Потому весь этот близкий и дальний мир был для меня чужд, так как мы в Петербург не езжали, а отец - весьма редко, чтобы видеться с родней.

Водворился я в нем, к ужасу всей петербургской военной и служилой родни, не как "ихний", а как молодой художник, сразу и нарочито от всех их отмежевавшийся и замкнувшийся, как оригинал и отщепенец, в непонятном для них странном мире. Это внесло некоторый холод в отношения, которыми я не так уже и дорожил, сохраняя при редких встречах и за зваными обедами с очень милой моей родней и знакомыми, с которыми у меня было столь мало общего, - конечно, самый дружелюбный тон.

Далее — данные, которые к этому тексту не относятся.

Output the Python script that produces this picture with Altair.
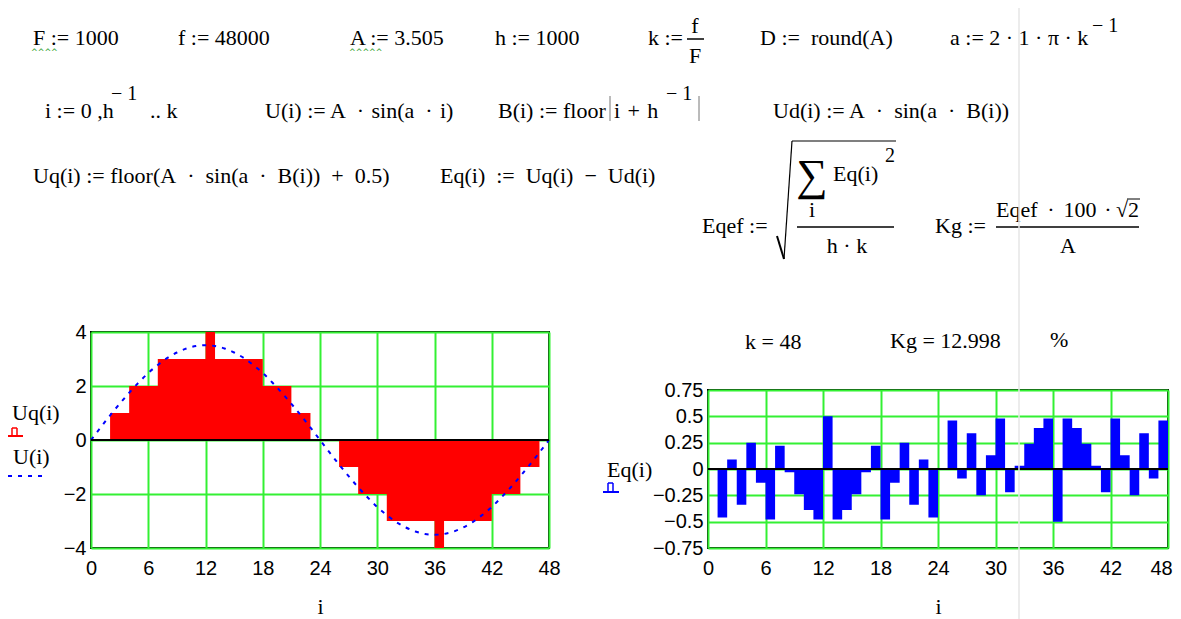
import altair as alt
import pandas as pd

# ---------------- data ----------------
i_vals = list(range(49))
uq_vals = [0, 0, 1, 1, 2, 2, 2, 3, 3, 3, 3, 3, 4, 3, 3, 3, 3, 3, 2, 2, 2, 1, 1, 0,
           0, 0, -1, -1, -2, -2, -2, -3, -3, -3, -3, -3, -4, -3, -3, -3, -3, -3, -2, -2, -2, -1, -1, 0,
           0]
u_vals = [0.0, 0.46, 0.91, 1.34, 1.75, 2.13, 2.48, 2.78, 3.04, 3.24, 3.39, 3.48, 3.51,
          3.48, 3.39, 3.24, 3.04, 2.78, 2.48, 2.13, 1.75, 1.34, 0.91, 0.46, 0.0,
          -0.46, -0.91, -1.34, -1.75, -2.13, -2.48, -2.78, -3.04, -3.24, -3.39, -3.48, -3.51,
          -3.48, -3.39, -3.24, -3.04, -2.78, -2.48, -2.13, -1.75, -1.34, -0.91, -0.46, 0.0]
eq_vals = [0.0, -0.46, 0.09, -0.34, 0.25, -0.13, -0.48, 0.22, -0.03, -0.24, -0.39, -0.48,
           0.5, -0.48, -0.39, -0.24, -0.03, 0.22, -0.48, -0.13, 0.25, -0.34, 0.09, -0.46,
           0.0, 0.46, -0.09, 0.34, -0.25, 0.13, 0.48, -0.22, 0.03, 0.24, 0.39, 0.48,
           -0.5, 0.48, 0.39, 0.24, 0.03, -0.22, 0.48, 0.13, -0.25, 0.34, -0.09, 0.46,
           0.0]
x_ticks = [0, 6, 12, 18, 24, 30, 36, 42, 48]
uq_ticks = [-4, -2, 0, 2, 4]
eq_ticks = [-0.75, -0.5, -0.25, 0, 0.25, 0.5, 0.75]

# ---------------- styles ----------------
SERIF = "Liberation Serif, Times New Roman, serif"
SANS = "Liberation Sans, Arial, sans-serif"
GREEN = "#33f033"
RED = "#ff0000"
BLUE = "#0000ff"
FS = 22           # formula font size
E = "\u2002"      # en space used around Mathcad binary operators
T = "\u2004"      # three-per-em space

LW, LH = 458, 216      # left plot area
RW, RH = 460, 158      # right plot area
LOX, LOY = 91, 332     # left plot origin (page px)
ROX, ROY = 708, 390    # right plot origin (page px)
SPX, SPY = 708, 332    # spacer origin

one = alt.Data(values=[{"a": 1}])


def txt(px, py, s, size=FS, font=SERIF, align="left", color="black", ox=LOX, oy=LOY):
    return alt.Chart(one).mark_text(
        text=s, font=font, fontSize=size, align=align, baseline="alphabetic", color=color
    ).encode(x=alt.value(px - ox), y=alt.value(py - oy))


def seg(x1, y1, x2, y2, w=1.5, color="black", ox=LOX, oy=LOY, dash=None):
    kw = dict(color=color, strokeWidth=w)
    if dash is not None:
        kw["strokeDash"] = dash
    return alt.Chart(one).mark_rule(**kw).encode(
        x=alt.value(x1 - ox), y=alt.value(y1 - oy),
        x2=alt.value(x2 - ox), y2=alt.value(y2 - oy))


LABEL_EXPR = "replace(format(datum.value, '.2~f'), '-', '\u2212')"


def x_axis(last_shift=0):
    kw = {}
    if last_shift:
        kw["labelOffset"] = {"condition": {"test": "datum.value == 48", "value": last_shift},
                             "value": 0}
    return alt.Axis(values=x_ticks, tickCount=len(x_ticks), title="i", grid=True,
                    gridColor=GREEN, gridWidth=2,
                    domain=False, ticks=False, tickSize=0, labelPadding=10,
                    labelFont=SANS, labelFontSize=20, labelColor="black", labelFlush=False,
                    labelOverlap=False, titleFont=SERIF, titleFontSize=22,
                    titleFontWeight="normal", titleColor="black", titlePadding=18, **kw)


def y_axis(vals):
    return alt.Axis(values=vals, tickCount=len(vals), title=None, labelExpr=LABEL_EXPR,
                    grid=True, gridColor=GREEN,
                    gridWidth=2, domain=False, ticks=False, tickSize=0, labelPadding=5,
                    labelFont=SANS, labelFontSize=20, labelColor="black", labelFlush=False,
                    labelOverlap=False)


# ---------------- left chart ----------------
dfL = pd.DataFrame({"i": i_vals, "Uq": uq_vals, "U": u_vals})
xL = alt.X("i:Q", scale=alt.Scale(domain=[0, 48], nice=False, zero=False), axis=x_axis())
yL = alt.Y("Uq:Q", scale=alt.Scale(domain=[-4, 4], nice=False), axis=y_axis(uq_ticks))

areaL = alt.Chart(dfL).mark_area(interpolate="step-after", color=RED, opacity=1).encode(x=xL, y=yL)
lineU = alt.Chart(dfL).mark_line(color=BLUE, strokeWidth=2, strokeDash=[4, 6],
                                 interpolate="monotone").encode(x="i:Q", y="U:Q")
zeroL = alt.Chart(one).mark_rule(color="black", strokeWidth=2).encode(y=alt.datum(0))

SQ = "#2a9d2a"
anno = [
    # line 1
    txt(33, 45, "F := 1000"), txt(31, 55, "^^^^", size=8, font="DejaVu Sans", color=SQ),
    txt(178, 45, "f := 48000"),
    txt(350, 45, "A := 3.505"), txt(349, 55, "^^^^^", size=8, font="DejaVu Sans", color=SQ),
    txt(495, 45, "h := 1000"),
    txt(648, 45, "k :="), txt(695, 33, "f", align="center"), seg(687, 39, 704, 39),
    txt(695, 63, "F", align="center"),
    txt(760, 45, "D :=" + E + "round(A)"),
    txt(950, 45, "a := 2 · 1 · π · k"), txt(1092, 32, "− 1", size=20),
    # line 2
    txt(45, 118, "i := 0 ,h"), txt(111, 100, "− 1", size=20), txt(150, 118, ".. k"),
    txt(265, 118, "U(i) := A" + E + "·" + T + "sin(a" + E + "·" + T + "i)"),
    txt(498, 118, "B(i) := floor"),
    seg(610, 96, 610, 121, w=1, color="#777777"),
    txt(614, 118, "i" + T + "+" + T + "h"), txt(666, 100, "− 1", size=20),
    seg(699, 96, 699, 121, w=1, color="#777777"),
    txt(773, 118, "Ud(i) := A" + E + "·" + E + "sin(a" + E + "·" + E + "B(i))"),
    # line 3
    txt(33, 183, "Uq(i) := floor(A" + E + "·" + E + "sin(a" + E + "·" + E + "B(i))" + E + "+" + E + "0.5)"),
    txt(440, 183, "Eq(i)" + E + ":=" + E + "Uq(i)" + E + "−" + E + "Ud(i)"),
    # Eqef
    txt(702, 233, "Eqef :="),
    seg(777, 236, 784, 259, w=2), seg(784, 259, 792, 141, w=1.2), seg(792, 141, 896, 141, w=1.2),
    txt(812, 190, "∑", size=44, align="center"),
    txt(833, 181, "Eq(i)"), txt(885, 162, "2", size=20),
    txt(812, 217, "i", align="center"),
    seg(797, 227, 894, 227),
    txt(847, 253, "h · k", align="center"),
    # Kg
    txt(935, 233, "Kg :="),
    seg(996, 227, 1139, 227),
    txt(996, 217, "Eqef"), txt(1051, 217, "·", align="center"),
    txt(1080, 217, "100", align="center"), txt(1108, 217, "·", align="center"),
    txt(1139, 217, "√2", align="right"), seg(1127, 199, 1140, 199, w=1),
    txt(1068, 253, "A", align="center"),
    # legend (left)
    txt(12, 420, "Uq(i)"),
    seg(7, 436, 23, 436, w=2, color=RED),
    seg(12, 428, 12, 436, w=1.5, color=RED), seg(17, 428, 17, 436, w=1.5, color=RED),
    seg(12, 428, 17, 428, w=1.5, color=RED),
    txt(13, 464, "U(i)"),
    seg(8, 476, 46, 476, w=2, color=BLUE, dash=[4, 6]),
]

left = alt.layer(areaL, lineU, zeroL, *anno).properties(
    width=LW, height=LH, view=alt.ViewBackground(stroke="black", strokeWidth=2))

# ---------------- right chart ----------------
dfR = pd.DataFrame({"i": i_vals, "Eq": eq_vals})
xR = alt.X("i:Q", scale=alt.Scale(domain=[0, 48], nice=False, zero=False), axis=x_axis(-7))
yR = alt.Y("Eq:Q", scale=alt.Scale(domain=[-0.75, 0.75], nice=False), axis=y_axis(eq_ticks))
areaR = alt.Chart(dfR).mark_area(interpolate="step-after", color=BLUE, opacity=1).encode(x=xR, y=yR)
zeroR = alt.Chart(one).mark_rule(color="black", strokeWidth=2).encode(y=alt.datum(0))

annoR = [
    txt(607, 477, "Eq(i)", ox=ROX, oy=ROY),
    seg(603, 492, 619, 492, w=2, color=BLUE, ox=ROX, oy=ROY),
    seg(608, 483, 608, 492, w=1.5, color=BLUE, ox=ROX, oy=ROY),
    seg(613, 483, 613, 492, w=1.5, color=BLUE, ox=ROX, oy=ROY),
    seg(608, 483, 613, 483, w=1.5, color=BLUE, ox=ROX, oy=ROY),
    # faint page-break line of the worksheet
    seg(1019, 0, 1019, 619, w=1.5, color="#e6e6e6", ox=ROX, oy=ROY),
]

right = alt.layer(areaR, zeroR, *annoR).properties(
    width=RW, height=RH, view=alt.ViewBackground(stroke="black", strokeWidth=2))

spacer = alt.layer(
    txt(745, 349, "k = 48", ox=SPX, oy=SPY),
    txt(890, 348, "Kg = 12.998", ox=SPX, oy=SPY),
    txt(1050, 347, "%", ox=SPX, oy=SPY),
).properties(width=RW, height=48, view=alt.ViewBackground(stroke="transparent"))

right_col = alt.vconcat(spacer, right, spacing=ROY - LOY - 48, bounds="flush")

chart = alt.hconcat(left, right_col, spacing=ROX - LOX - LW, bounds="flush").properties(
    autosize=alt.AutoSizeParams(type="none"),
    padding={"left": LOX - 8, "top": LOY - 8, "right": 1165 - (LOX - 8), "bottom": 611 - (LOY - 8)},
    background="white",
).configure_view(stroke="transparent")

chart.save("out.html", embed_options={"renderer": "svg", "actions": False})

С другой стороны, "богему", богемный образ жизни, которой так дорожил Грабарь (что временно было полезно), я бросил, считая его предрассудком и располагая значительно большими средствами, чем в Мюнхене. Зажил я своей довольно замкнутой жизнью в небольшой, но уютной, холостой квартире со светлой комнатой-мастерской, на Пантелеймоновской улице. Мне было по сердцу это место. Рядом чудесный летний сад, столь стильный со своими аллеями, статуями и чудной решеткой, Цепной мост, Фонтанка с ее очаровательными набережными и великолепным, жутким по воспоминаниям, Инженерным Замком, где был умерщвлен Император Павел I, - одним из лучших памятников архитектуры.

Моя комната-мастерская, конечно, оглашалась пением птиц в большой клетке, которым я остался верен в своей любви, и криком обезьян, бывших, наряду с собаками, спутниками моей жизни. Одна из них, большая с черным "лицом", до жуткости человеческим, с белой бородой, серо-оранжевой шерстью и длиннейшим хвостом (священная обезьяна Индии) была настоящим другом. Жила она со мной долгие годы;

умнее животного я не встречал.

Вменяю себе в некоторую заслугу, что я не растерялся в новой для меня петербургской обстановке и среде и сразу серьезно и усиленно взялся за работу, пока не увлекся другим (о чем речь впереди), брал натурщиков и писал много, стараясь в одиночестве самостоятельно, после школьных лет в Мюнхене и столь разнообразных накопленных впечатлений, выбраться на свой путь живописи.

Нередко, в часы сомнения, чувствуя некоторую растерянность, я еще в Мюнхене поднимал с Грабарем и моими товарищами вопрос, всегда меня мучивший и особенно остро поставленный в мою эпоху крайнего индивидуализма и свободы в искусстве, когда полная непохожесть на кого бы то ни было вменяется в главную заслугу. Все прощается, если это самобытно, вполне "свое", а главное, никогда не видано. Вредна ли школа (не учение, а обучение), вредны или полезны разнообразные впечатления, получаемые в музеях и на выставках, не мешает ли всё это сосредоточенному, последовательному развитию индивидуальной личности художника, тем более восприимчивого, столь легко в молодые годы могущего сбиться с пути, по которому он призван идти в силу личного темперамента, мировоззрения и "глаза"?

Школофобия и музеофобия (как у моего приятеля, скульптора Паоло Трубецкого, о котором речь впереди) были у некоторых художников своего рода догматом. Музеи почитались кладбищами, школам инкриминировались догматика и шаблон.

Я уже тогда, помню, высказывал мысль, что соборное творчество, не обособленное и не давимое школой, есть самый высокий принцип и путь для великих достижений, что отдельный атом их достичь в краткой жизни не может, что соборные силы вкупе, как имело место в эпоху расцвета религиозной живописи, когда художники часто были анонимны, давало нечто совершенное, подобно церкви в своем идеале, в которой грешный, слабый, несовершенный индивидуум растворяется в общей, единенной братии с одним устремлением и одной верой.